◆ DESCRIPTION OF THE TASK ◆
For the material that follows, list every line containing the word "React".

:::

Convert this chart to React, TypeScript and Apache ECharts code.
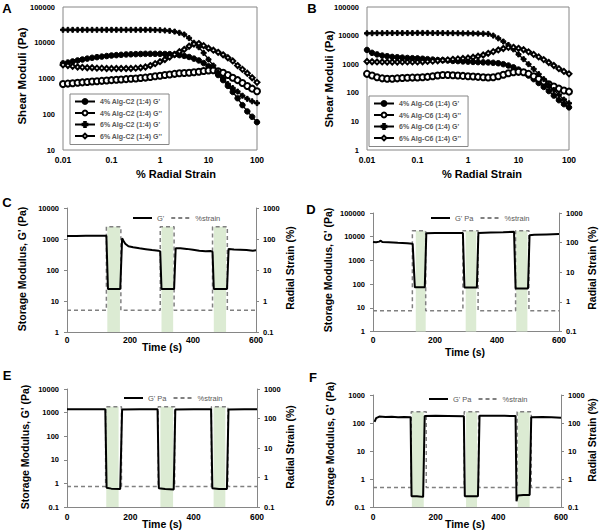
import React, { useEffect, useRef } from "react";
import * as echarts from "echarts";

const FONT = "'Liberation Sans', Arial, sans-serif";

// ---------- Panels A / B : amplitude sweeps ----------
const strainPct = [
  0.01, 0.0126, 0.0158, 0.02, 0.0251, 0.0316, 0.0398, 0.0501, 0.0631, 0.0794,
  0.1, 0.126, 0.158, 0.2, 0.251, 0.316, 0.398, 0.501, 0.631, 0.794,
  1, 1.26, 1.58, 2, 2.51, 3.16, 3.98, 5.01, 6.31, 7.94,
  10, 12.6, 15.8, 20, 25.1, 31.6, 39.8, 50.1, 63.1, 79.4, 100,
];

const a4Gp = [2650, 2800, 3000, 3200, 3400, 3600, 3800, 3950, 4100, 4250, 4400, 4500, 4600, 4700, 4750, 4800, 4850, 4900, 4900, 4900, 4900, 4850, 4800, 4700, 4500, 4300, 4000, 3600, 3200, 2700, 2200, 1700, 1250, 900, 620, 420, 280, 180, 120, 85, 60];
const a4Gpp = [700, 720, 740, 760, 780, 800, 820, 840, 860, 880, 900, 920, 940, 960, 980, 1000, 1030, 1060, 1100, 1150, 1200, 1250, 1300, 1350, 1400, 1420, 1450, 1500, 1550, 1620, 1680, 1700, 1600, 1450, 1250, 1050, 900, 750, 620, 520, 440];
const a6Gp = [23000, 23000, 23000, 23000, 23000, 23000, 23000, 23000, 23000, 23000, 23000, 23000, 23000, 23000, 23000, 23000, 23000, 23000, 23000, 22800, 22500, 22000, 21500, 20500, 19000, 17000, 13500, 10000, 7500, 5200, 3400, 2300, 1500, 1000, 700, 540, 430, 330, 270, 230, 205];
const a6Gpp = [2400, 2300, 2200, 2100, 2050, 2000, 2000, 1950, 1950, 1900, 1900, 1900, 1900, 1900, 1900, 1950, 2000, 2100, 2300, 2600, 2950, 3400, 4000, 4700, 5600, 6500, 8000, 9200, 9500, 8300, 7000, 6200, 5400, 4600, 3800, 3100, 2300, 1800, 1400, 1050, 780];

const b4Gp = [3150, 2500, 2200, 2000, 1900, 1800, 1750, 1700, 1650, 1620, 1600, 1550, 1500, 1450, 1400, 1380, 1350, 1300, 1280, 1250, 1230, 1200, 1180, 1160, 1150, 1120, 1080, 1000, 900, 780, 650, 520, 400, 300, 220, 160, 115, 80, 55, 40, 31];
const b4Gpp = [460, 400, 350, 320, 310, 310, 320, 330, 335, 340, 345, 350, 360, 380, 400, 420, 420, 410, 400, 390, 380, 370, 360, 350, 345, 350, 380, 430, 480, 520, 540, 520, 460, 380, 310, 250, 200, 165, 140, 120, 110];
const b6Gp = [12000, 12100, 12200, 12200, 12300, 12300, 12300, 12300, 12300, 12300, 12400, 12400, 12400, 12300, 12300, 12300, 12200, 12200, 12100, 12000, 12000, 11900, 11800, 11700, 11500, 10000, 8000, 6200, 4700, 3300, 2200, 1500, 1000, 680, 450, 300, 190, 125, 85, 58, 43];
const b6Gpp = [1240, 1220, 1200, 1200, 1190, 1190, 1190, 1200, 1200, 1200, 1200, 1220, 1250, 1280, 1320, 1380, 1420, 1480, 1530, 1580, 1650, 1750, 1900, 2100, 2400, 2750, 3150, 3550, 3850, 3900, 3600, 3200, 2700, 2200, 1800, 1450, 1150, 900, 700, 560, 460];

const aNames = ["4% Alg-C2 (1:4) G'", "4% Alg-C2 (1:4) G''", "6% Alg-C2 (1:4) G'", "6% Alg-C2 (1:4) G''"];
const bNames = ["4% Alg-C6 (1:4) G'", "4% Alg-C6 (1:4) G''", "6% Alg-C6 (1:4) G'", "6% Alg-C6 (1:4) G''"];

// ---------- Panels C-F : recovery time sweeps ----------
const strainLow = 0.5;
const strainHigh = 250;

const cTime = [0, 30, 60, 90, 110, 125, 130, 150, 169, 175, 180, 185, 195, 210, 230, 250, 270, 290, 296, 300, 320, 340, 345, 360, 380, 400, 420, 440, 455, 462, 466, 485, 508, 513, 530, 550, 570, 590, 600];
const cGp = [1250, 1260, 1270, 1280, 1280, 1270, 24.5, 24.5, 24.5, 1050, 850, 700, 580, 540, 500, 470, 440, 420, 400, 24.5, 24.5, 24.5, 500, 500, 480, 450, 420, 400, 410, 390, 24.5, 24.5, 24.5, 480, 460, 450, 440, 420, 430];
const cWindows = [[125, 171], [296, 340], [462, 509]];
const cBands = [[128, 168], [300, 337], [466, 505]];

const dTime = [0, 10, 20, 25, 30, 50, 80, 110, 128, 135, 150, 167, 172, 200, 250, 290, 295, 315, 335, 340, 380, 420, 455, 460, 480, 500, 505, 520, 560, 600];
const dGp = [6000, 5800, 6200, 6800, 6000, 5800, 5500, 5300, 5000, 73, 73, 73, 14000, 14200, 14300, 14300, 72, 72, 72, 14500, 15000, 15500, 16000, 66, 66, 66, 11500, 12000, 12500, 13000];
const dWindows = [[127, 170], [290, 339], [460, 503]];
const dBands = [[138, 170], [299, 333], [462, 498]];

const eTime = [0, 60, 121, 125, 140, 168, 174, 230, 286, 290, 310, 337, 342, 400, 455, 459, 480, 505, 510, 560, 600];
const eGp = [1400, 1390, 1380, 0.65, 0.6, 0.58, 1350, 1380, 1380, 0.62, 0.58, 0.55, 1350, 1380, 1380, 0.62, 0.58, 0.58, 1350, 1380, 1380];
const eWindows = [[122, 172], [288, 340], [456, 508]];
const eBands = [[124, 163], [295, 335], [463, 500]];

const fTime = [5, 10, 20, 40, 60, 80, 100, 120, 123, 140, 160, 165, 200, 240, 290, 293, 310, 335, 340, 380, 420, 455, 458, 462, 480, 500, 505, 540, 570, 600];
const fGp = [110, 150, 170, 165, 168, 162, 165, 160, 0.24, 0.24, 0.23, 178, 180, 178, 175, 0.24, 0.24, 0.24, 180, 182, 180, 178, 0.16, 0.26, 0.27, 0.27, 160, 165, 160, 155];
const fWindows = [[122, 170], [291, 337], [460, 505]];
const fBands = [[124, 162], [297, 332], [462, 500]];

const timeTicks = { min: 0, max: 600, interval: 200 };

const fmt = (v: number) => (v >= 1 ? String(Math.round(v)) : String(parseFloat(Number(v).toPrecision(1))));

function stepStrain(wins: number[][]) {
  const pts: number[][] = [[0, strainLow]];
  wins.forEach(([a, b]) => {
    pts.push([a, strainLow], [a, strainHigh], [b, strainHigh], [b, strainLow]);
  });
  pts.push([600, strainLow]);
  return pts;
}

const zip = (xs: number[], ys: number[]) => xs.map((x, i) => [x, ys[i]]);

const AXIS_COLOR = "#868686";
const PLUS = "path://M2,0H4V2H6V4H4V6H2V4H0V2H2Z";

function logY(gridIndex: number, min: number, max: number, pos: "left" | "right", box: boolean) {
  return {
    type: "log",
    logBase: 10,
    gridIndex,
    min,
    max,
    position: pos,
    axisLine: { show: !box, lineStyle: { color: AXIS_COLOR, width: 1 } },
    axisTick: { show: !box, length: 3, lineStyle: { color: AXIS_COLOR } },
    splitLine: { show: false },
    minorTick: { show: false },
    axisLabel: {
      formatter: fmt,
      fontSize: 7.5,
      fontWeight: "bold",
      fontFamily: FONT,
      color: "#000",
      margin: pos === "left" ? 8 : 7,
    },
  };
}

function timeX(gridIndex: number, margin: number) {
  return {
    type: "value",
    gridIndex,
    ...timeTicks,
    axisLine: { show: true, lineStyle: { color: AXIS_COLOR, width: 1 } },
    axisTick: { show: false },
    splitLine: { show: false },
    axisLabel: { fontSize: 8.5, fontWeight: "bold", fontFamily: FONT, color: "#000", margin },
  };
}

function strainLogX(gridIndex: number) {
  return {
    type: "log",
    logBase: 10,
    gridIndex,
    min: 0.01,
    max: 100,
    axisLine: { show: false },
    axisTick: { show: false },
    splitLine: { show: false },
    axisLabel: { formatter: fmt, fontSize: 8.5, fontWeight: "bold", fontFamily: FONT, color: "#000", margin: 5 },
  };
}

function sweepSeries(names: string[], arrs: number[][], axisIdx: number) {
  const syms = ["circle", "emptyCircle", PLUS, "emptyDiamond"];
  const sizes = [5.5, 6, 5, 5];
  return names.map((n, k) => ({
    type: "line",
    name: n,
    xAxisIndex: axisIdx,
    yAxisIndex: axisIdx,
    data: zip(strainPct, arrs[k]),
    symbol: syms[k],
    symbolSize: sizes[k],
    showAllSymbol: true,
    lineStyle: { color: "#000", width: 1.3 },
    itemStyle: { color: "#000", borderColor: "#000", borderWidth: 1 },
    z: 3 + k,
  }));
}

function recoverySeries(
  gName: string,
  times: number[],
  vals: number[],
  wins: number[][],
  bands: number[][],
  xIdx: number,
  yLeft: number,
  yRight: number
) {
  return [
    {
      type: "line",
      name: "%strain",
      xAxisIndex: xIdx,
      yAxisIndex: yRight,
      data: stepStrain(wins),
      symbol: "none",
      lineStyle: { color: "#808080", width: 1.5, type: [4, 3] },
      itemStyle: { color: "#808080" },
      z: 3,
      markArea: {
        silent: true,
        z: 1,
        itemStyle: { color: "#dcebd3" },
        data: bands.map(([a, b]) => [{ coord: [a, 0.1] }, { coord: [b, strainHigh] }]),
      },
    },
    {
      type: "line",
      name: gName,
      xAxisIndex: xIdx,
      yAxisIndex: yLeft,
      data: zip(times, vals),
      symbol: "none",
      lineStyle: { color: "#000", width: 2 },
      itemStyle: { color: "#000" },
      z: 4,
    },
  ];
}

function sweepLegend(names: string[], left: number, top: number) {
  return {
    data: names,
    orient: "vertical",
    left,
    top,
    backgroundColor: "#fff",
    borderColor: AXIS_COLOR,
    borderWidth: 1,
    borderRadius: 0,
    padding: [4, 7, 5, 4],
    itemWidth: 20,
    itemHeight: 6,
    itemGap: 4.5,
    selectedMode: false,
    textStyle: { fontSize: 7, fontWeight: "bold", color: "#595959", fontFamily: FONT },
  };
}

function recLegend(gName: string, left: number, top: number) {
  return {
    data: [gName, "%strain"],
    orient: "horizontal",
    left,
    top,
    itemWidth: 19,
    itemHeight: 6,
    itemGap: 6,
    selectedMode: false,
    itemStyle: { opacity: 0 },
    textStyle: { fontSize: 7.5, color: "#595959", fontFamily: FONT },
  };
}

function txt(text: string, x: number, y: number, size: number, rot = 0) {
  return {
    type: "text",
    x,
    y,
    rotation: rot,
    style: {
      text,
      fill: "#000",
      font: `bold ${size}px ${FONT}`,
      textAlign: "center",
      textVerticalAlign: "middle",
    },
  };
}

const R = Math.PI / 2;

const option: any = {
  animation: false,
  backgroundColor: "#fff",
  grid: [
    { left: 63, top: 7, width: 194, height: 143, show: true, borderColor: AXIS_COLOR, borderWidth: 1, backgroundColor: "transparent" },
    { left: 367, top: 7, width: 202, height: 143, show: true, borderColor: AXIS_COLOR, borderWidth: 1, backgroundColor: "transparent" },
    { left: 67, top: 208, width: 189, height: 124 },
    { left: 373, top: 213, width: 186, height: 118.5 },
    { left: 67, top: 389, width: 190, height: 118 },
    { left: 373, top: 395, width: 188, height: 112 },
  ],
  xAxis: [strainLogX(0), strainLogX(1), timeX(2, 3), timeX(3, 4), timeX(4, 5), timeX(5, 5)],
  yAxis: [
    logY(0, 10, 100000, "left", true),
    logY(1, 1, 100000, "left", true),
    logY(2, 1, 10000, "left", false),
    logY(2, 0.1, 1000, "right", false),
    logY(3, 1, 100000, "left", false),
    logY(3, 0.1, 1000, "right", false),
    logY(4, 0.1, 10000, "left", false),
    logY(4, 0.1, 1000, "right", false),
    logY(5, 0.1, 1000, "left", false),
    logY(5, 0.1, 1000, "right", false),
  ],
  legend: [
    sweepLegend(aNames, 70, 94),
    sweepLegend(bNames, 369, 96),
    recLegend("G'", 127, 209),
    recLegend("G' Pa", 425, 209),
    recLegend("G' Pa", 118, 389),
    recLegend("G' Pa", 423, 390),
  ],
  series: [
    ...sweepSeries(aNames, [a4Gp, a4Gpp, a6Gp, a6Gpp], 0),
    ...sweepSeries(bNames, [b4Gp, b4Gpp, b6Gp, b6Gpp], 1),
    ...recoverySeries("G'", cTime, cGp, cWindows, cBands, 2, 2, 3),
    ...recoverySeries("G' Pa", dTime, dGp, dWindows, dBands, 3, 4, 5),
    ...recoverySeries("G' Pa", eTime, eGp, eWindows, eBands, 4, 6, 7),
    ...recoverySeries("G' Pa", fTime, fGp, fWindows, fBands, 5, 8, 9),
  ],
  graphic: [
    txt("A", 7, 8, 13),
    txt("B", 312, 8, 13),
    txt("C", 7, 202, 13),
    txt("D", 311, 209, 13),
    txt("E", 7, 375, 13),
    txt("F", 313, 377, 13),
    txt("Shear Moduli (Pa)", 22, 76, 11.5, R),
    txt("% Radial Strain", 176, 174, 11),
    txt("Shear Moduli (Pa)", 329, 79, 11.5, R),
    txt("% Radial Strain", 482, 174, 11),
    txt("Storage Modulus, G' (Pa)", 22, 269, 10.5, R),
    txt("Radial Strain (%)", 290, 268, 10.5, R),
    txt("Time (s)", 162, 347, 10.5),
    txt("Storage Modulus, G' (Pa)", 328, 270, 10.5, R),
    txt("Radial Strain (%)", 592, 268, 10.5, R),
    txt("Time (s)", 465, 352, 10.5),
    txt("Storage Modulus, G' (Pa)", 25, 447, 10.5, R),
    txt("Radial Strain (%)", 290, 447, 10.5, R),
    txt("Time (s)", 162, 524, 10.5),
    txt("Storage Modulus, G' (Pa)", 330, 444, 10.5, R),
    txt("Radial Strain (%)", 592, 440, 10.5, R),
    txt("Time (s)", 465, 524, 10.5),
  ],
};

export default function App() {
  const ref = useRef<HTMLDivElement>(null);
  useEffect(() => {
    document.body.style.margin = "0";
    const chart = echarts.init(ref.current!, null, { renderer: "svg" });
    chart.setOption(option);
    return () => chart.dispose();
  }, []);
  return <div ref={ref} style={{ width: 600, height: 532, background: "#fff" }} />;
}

:::

◆ REPLY ◆
Convert this chart to React, TypeScript and Apache ECharts code.
import React, { useEffect, useRef } from "react";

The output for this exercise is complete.